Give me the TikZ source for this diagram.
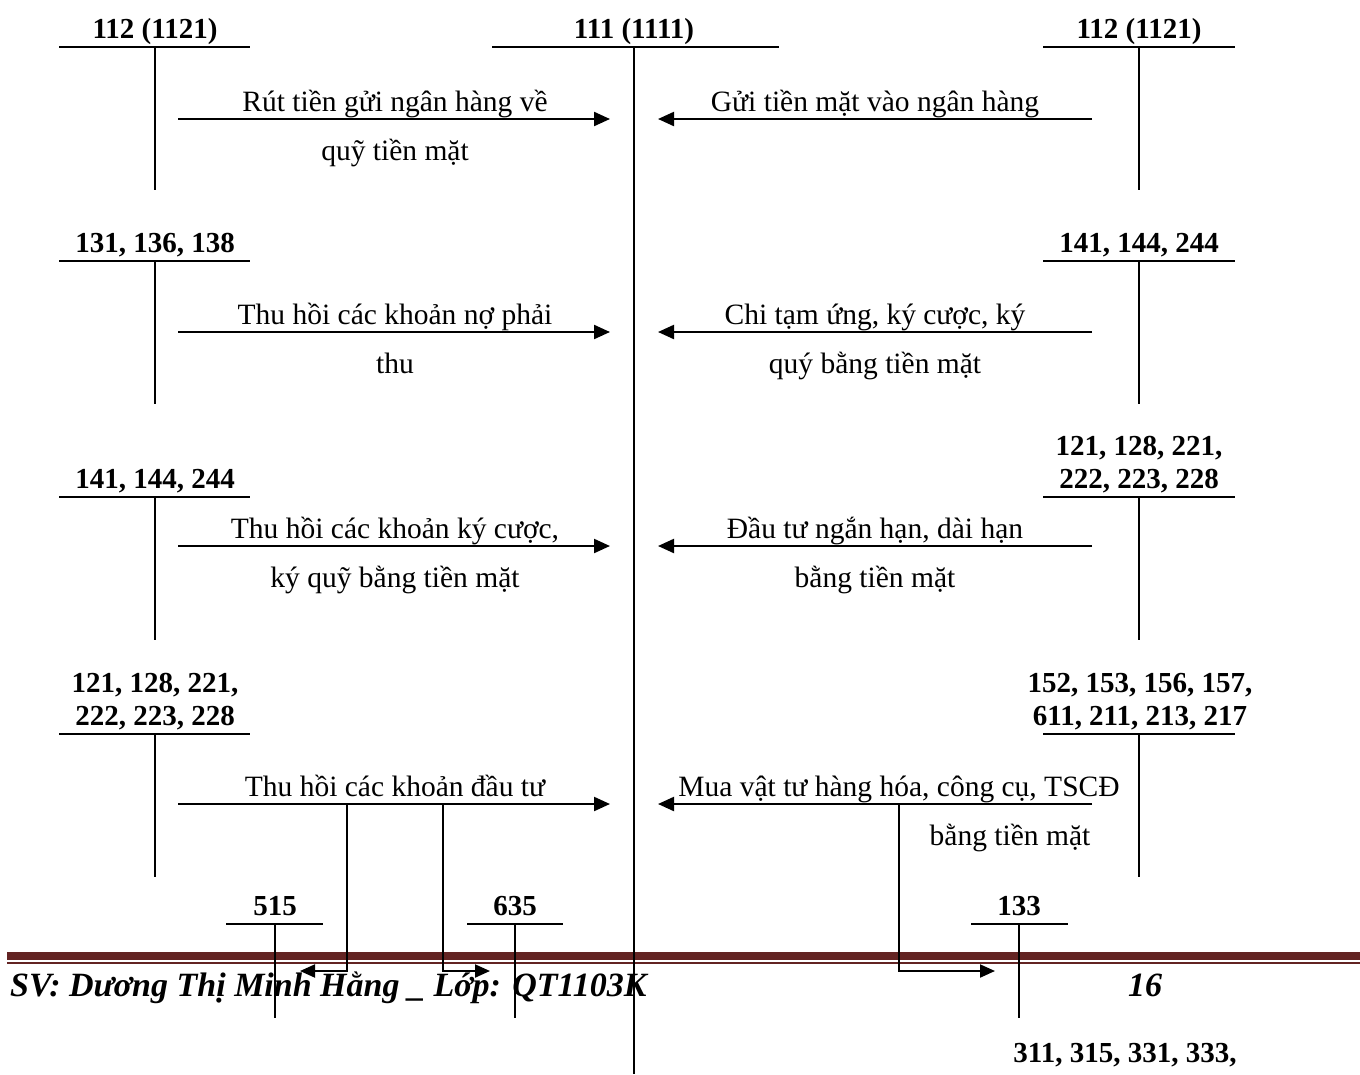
\documentclass[tikz,border=0pt]{standalone}
\usepackage{fontspec}
\setmainfont{Liberation Serif}
\usetikzlibrary{arrows.meta}
\definecolor{maroon}{RGB}{99,36,35}
\begin{document}
\begin{tikzpicture}[x=1pt,y=-1pt,
 acct/.style={font=\fontsize{29}{33}\selectfont\bfseries, inner sep=0, anchor=base, align=center},
 txt/.style={font=\fontsize{29.5}{32}\selectfont, inner sep=0, anchor=base},
 foot/.style={font=\fontsize{34}{36}\selectfont\bfseries\itshape, inner sep=0, anchor=base},
 tl/.style={line width=1.6pt},
 arr/.style={line width=2.2pt, -{Triangle[length=16pt,width=14pt]}},
 br/.style={line width=2pt},
]
\useasboundingbox (0,0) rectangle (1360,1074);
% footer
\fill[maroon] (7,952) rectangle (1360,960);
\fill[maroon] (7,962) rectangle (1360,964);
\node[foot, anchor=base west] (sv) at (10,996) {SV: Dương Thị Minh Hằng \_ Lớp: QT1103K};
\node[foot] (pg) at (1145,996) {16};

% central account 111
\node[acct] (c) at (634,38) {111 (1111)};
\draw[tl] (492,47) -- (779,47);
\draw[tl] (634,47) -- (634,1074);

% row 1
\node[acct] (l1) at (155,38) {112 (1121)};
\draw[tl] (59,47) -- (250,47); \draw[tl] (155,47) -- (155,190);
\node[acct] (r1) at (1139,38) {112 (1121)};
\draw[tl] (1043,47) -- (1235,47); \draw[tl] (1139,47) -- (1139,190);
\coordinate (la1) at (178,119); \coordinate (lb1) at (610,119);
\coordinate (ra1) at (1092,119); \coordinate (rb1) at (658,119);
\draw[arr] (la1) -- (lb1);
\draw[arr] (ra1) -- (rb1);
\node[txt] (t1a) at (395,111) {Rút tiền gửi ngân hàng về};
\node[txt] (t1b) at (395,160) {quỹ tiền mặt};
\node[txt] (t1c) at (875,111) {Gửi tiền mặt vào ngân hàng};

% row 2
\node[acct] (l2) at (155,252) {131, 136, 138};
\draw[tl] (59,261) -- (250,261); \draw[tl] (155,261) -- (155,404);
\node[acct] (r2) at (1139,252) {141, 144, 244};
\draw[tl] (1043,261) -- (1235,261); \draw[tl] (1139,261) -- (1139,404);
\coordinate (la2) at (178,332); \coordinate (lb2) at (610,332);
\coordinate (ra2) at (1092,332); \coordinate (rb2) at (658,332);
\draw[arr] (la2) -- (lb2);
\draw[arr] (ra2) -- (rb2);
\node[txt] (t2a) at (395,324) {Thu hồi các khoản nợ phải};
\node[txt] (t2b) at (395,373) {thu};
\node[txt] (t2c) at (875,324) {Chi tạm ứng, ký cược, ký};
\node[txt] (t2d) at (875,373) {quý bằng tiền mặt};

% row 3
\node[acct] (l3) at (155,488) {141, 144, 244};
\draw[tl] (59,497) -- (250,497); \draw[tl] (155,497) -- (155,640);
\node[acct] (r3a) at (1139,455) {121, 128, 221,};
\node[acct] (r3b) at (1139,488) {222, 223, 228};
\draw[tl] (1043,497) -- (1235,497); \draw[tl] (1139,497) -- (1139,640);
\coordinate (la3) at (178,546); \coordinate (lb3) at (610,546);
\coordinate (ra3) at (1092,546); \coordinate (rb3) at (658,546);
\draw[arr] (la3) -- (lb3);
\draw[arr] (ra3) -- (rb3);
\node[txt] (t3a) at (395,538) {Thu hồi các khoản ký cược,};
\node[txt] (t3b) at (395,587) {ký quỹ bằng tiền mặt};
\node[txt] (t3c) at (875,538) {Đầu tư ngắn hạn, dài hạn};
\node[txt] (t3d) at (875,587) {bằng tiền mặt};

% row 4
\node[acct] (l4a) at (155,692) {121, 128, 221,};
\node[acct] (l4b) at (155,725) {222, 223, 228};
\draw[tl] (59,734) -- (250,734); \draw[tl] (155,734) -- (155,877);
\node[acct] (r4a) at (1140,692) {152, 153, 156, 157,};
\node[acct] (r4b) at (1140,725) {611, 211, 213, 217};
\draw[tl] (1043,734) -- (1235,734); \draw[tl] (1139,734) -- (1139,877);
\coordinate (la4) at (178,804); \coordinate (lb4) at (610,804);
\coordinate (ra4) at (1092,804); \coordinate (rb4) at (658,804);
\draw[arr] (la4) -- (lb4);
\draw[arr] (ra4) -- (rb4);
\node[txt] (t4a) at (395,796) {Thu hồi các khoản đầu tư};
\node[txt] (t4c) at (899,796) {Mua vật tư hàng hóa, công cụ, TSCĐ};
\node[txt] (t4d) at (1010,845) {bằng tiền mặt};

% bottom accounts
\node[acct] (a515) at (275,915) {515};
\draw[tl] (226,924) -- (323,924); \draw[tl] (275,924) -- (275,1018);
\node[acct] (a635) at (515,915) {635};
\draw[tl] (467,924) -- (563,924); \draw[tl] (515,924) -- (515,1018);
\node[acct] (a133) at (1019,915) {133};
\draw[tl] (971,924) -- (1068,924); \draw[tl] (1019,924) -- (1019,1018);
\node[acct] (a311) at (1125,1062) {311, 315, 331, 333,};

% branches
\coordinate (b1) at (347,804); \coordinate (b1e) at (300,971);
\coordinate (b2) at (443,804); \coordinate (b2e) at (490,971);
\coordinate (b3) at (899,804); \coordinate (b3e) at (995,971);
\draw[br, -{Triangle[length=15pt,width=13pt]}] (b1) |- (b1e);
\draw[br, -{Triangle[length=15pt,width=13pt]}] (b2) |- (b2e);
\draw[br, -{Triangle[length=15pt,width=13pt]}] (b3) |- (b3e);
\end{tikzpicture}
\end{document}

------------------------------------

▶ [What the exercise asks] Exactly restate the lines from the beginning of the data through the line with "(t1c) at (875,111)", and no others, keeping pictures out.

▶ [In response]
Give me the TikZ source for this diagram.
\documentclass[tikz,border=0pt]{standalone}
\usepackage{fontspec}
\setmainfont{Liberation Serif}
\usetikzlibrary{arrows.meta}
\definecolor{maroon}{RGB}{99,36,35}
\begin{document}
\begin{tikzpicture}[x=1pt,y=-1pt,
 acct/.style={font=\fontsize{29}{33}\selectfont\bfseries, inner sep=0, anchor=base, align=center},
 txt/.style={font=\fontsize{29.5}{32}\selectfont, inner sep=0, anchor=base},
 foot/.style={font=\fontsize{34}{36}\selectfont\bfseries\itshape, inner sep=0, anchor=base},
 tl/.style={line width=1.6pt},
 arr/.style={line width=2.2pt, -{Triangle[length=16pt,width=14pt]}},
 br/.style={line width=2pt},
]
\useasboundingbox (0,0) rectangle (1360,1074);
% footer
\fill[maroon] (7,952) rectangle (1360,960);
\fill[maroon] (7,962) rectangle (1360,964);
\node[foot, anchor=base west] (sv) at (10,996) {SV: Dương Thị Minh Hằng \_ Lớp: QT1103K};
\node[foot] (pg) at (1145,996) {16};

% central account 111
\node[acct] (c) at (634,38) {111 (1111)};
\draw[tl] (492,47) -- (779,47);
\draw[tl] (634,47) -- (634,1074);

% row 1
\node[acct] (l1) at (155,38) {112 (1121)};
\draw[tl] (59,47) -- (250,47); \draw[tl] (155,47) -- (155,190);
\node[acct] (r1) at (1139,38) {112 (1121)};
\draw[tl] (1043,47) -- (1235,47); \draw[tl] (1139,47) -- (1139,190);
\coordinate (la1) at (178,119); \coordinate (lb1) at (610,119);
\coordinate (ra1) at (1092,119); \coordinate (rb1) at (658,119);
\draw[arr] (la1) -- (lb1);
\draw[arr] (ra1) -- (rb1);
\node[txt] (t1a) at (395,111) {Rút tiền gửi ngân hàng về};
\node[txt] (t1b) at (395,160) {quỹ tiền mặt};
\node[txt] (t1c) at (875,111) {Gửi tiền mặt vào ngân hàng};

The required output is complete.